Would you believe that corporate boards on average are MORE diverse than nonprofit boards? While much of the media attention has been focused on increasing diversity on corporate boards (and justifiably so – we still have far to go), less attention is paid to the nonprofit boards that are abundant in every community. The racial breakdown of a corporate board on average is 38.5% non-white while a nonprofit is 22% non-white.
Nonprofit boards are often touted as a great place to build and hone leadership, serve as a place to network with highly influential individuals and an opportunity to create lasting societal change. Nonprofits are created to support a vast number of sectors from education to healthcare to the arts to human services and more. And many evolve out of a need to support the “less fortunate” members of our community, which are overwhelmingly communities of color. So why is it that the nonprofit boards who govern the effort to create societal change, more often than not reflect the racial makeup for the communities and populations they serve?
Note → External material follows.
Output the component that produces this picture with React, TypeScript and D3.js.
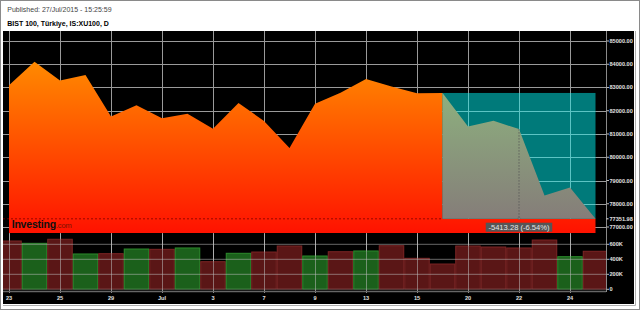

Have you ever heard of white savior syndrome or white savior complex? It is the narrative so often written where the white person swoops in and saves the person/people of color from their plight. And the world of volunteering has become painfully infected by it. Perhaps you have heard the Tara Winkler TED talk about stopping orphanages? Seems like a terrible thing- where would these poor children go who are supported by the dollars Americans send, the mission work we do to help them? The gut-wrenching truth is that they would stay home with their families. I won’t spoil the talk for you, but our white savior syndrome has created a corrupt world overseas where young children are ripped from their families to live in an orphanage so we can go on a mission trip and take a selfie of the great work we are doing with the poor children… because it is profitable. Seriously, watch the TED talk. https://www.ted.com/talks/tara_winkler_why_we_need_to_end_the_era_of_orphanages?language=en
But white savior syndrome is not just an issue with overseas orphanages, it is prevalent on the vast majority of our boards… where our predominantly white board members make decisions and effect societal change that impacts communities of color. It is with good intentions to help others that we often ignorantly make decisions for others. Not only are people of color prevented from having a seat at the table and a voice to represent those of color, they are also kept from the benefits of being on a board that I alluded to earlier – the chance to hone leadership skills and flex influence on the community, the chance to rub elbows and impress people already in a position of influence. We need to make more room at the board table… we cannot claim a value of inclusiveness in our mission as a nonprofit and not accurately reflect that on our board of directors.
As we press for representative equality in workplaces and on corporate boards, let us not forget how important it is that we have this same representation on our nonprofit boards.